Abstract

Nearly incompressible rubber-like materials, such as silicone adhesives, exhibit two failure modes: dilatational and distortional failure. The former corresponds to the formation and growth of cavities owing to triaxial deformation. The latter corresponds to fracture due to excessive isochoric deformation, i.e. deformation at constant volume. Both failure modes are typically assessed individually and corresponding failure criteria are often formulated in terms of stresses. However, stress-based descriptions of failure depend explicitly on the choice of constitutive law and the experimental measurement of critical stresses is challenging or even impossible.
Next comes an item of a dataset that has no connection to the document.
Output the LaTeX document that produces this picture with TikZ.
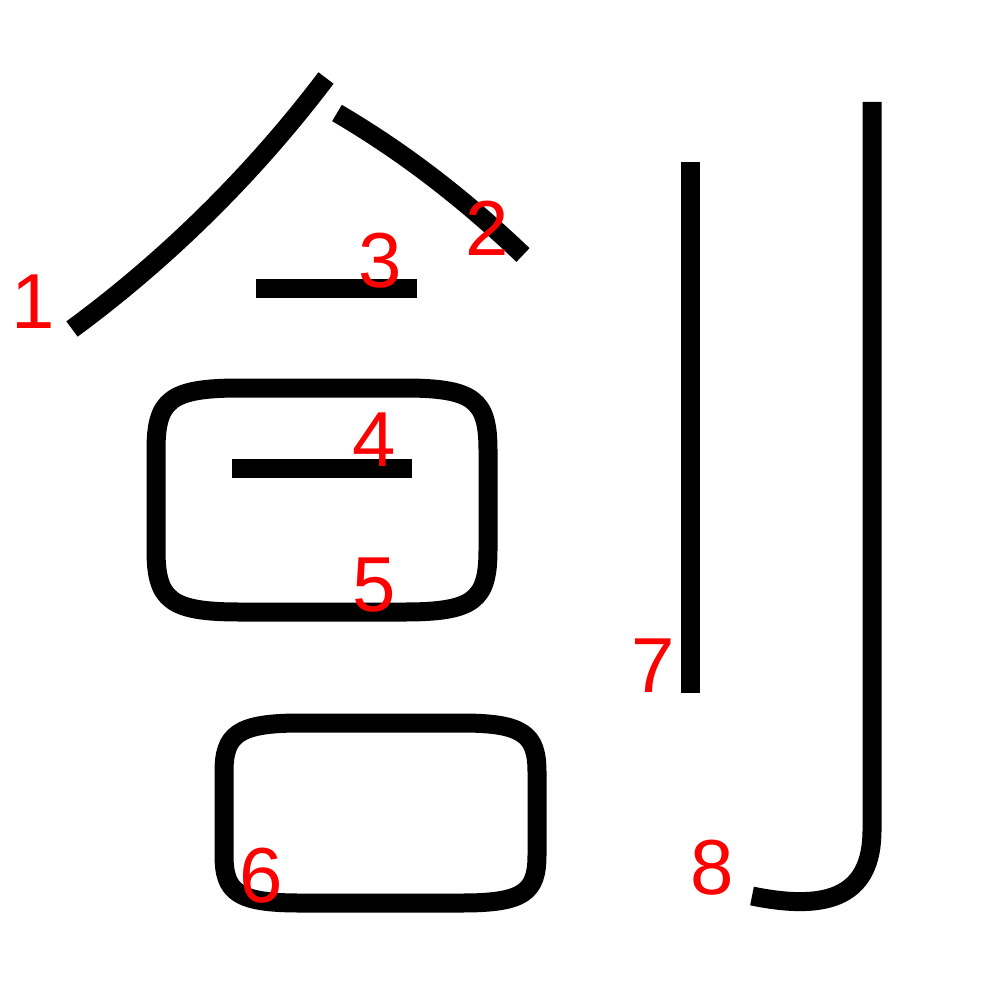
\documentclass[tikz,border=0pt]{standalone}
\usepackage{fontspec}
\usepackage{tikz}
\usetikzlibrary{calc}
\usetikzlibrary{positioning}
\newfontfamily\numfont{Liberation Sans}
\definecolor{red}{rgb}{1.0,0.0,0.0}
\tikzset{
  stroke/.style={black, line width=19pt},
  num/.style={red, inner sep=0pt, font=\numfont\fontsize{78pt}{78pt}\selectfont}
}
\begin{document}
\begin{tikzpicture}[x=1pt, y=-1pt]
    \useasboundingbox (0,0) rectangle (1000,1000);
    %% \draw[help lines, step=100] (0,0) grid (1000,1000);
    \draw[stroke] (72,329) .. controls (155,268) and (245,185) .. (326,78);
    \draw[stroke] (337,113) .. controls (400,150) and (460,195) .. (523,255);
    \draw[stroke] (256,288) -- (417,288);
    \draw[stroke] (232,468) -- (412,468);
    \draw[stroke, line join=round] (240,388) -- (404,388)
      .. controls (474,388) and (488,400) .. (488,450) -- (488,550)
      .. controls (488,600) and (474,612) .. (404,612) -- (240,612)
      .. controls (170,612) and (156,600) .. (156,550) -- (156,450)
      .. controls (156,400) and (170,388) .. (240,388) -- cycle;
    \draw[stroke, line join=round] (300,723) -- (462,723)
      .. controls (524,723) and (537,735) .. (537,772) -- (537,855)
      .. controls (537,892) and (524,903) .. (462,903) -- (300,903)
      .. controls (237,903) and (224,892) .. (224,855) -- (224,772)
      .. controls (224,735) and (237,723) .. (300,723) -- cycle;
    \draw[stroke] (690,162) -- (690,693);
    \draw[stroke] (872,102) -- (872,830) .. controls (872,895) and (830,912) .. (752,896);
    \node[num] (N1) at (33,302) {1};
    \node[num] (N2) at (487,228) {2};
    \node[num] (N3) at (380,261) {3};
    \node[num] (N4) at (374,440) {4};
    \node[num] (N5) at (374,585) {5};
    \node[num] (N6) at (261,876) {6};
    \node[num] (N7) at (653,666) {7};
    \node[num] (N8) at (712,868) {8};
  \end{tikzpicture}
\end{document}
Therefore, recent studies proposed strain and stretch-based criteria for distortional failure of nearly incompressible hyperelastic materials, that can be obtained directly from optical measurements using digital image correlation.The present work exploits stretch-based descriptions of both failure modes to provide a unified coupled dilatational-distortional failure criterion which describes the complete failure surface of nearly incompressible silicone adhesives or rubber-like materials in general. For this purpose, we propose a stretch-based cavitation criterion which depends on a single parameter. Distortional failure is described by the Podgórski-criterion formulated in principal stretch space. The coupled dilatational-distortional failure criterion is validated using uniaxial tension, bulge and pancake tests of the nearly incompressible hyperelastic transparent structural silicone sealant DOWSIL™ TSSA. It is shown that the proposed failure criterion captures both the onset of cavitation and ultimate distortional failure in very good agreement with all experiments.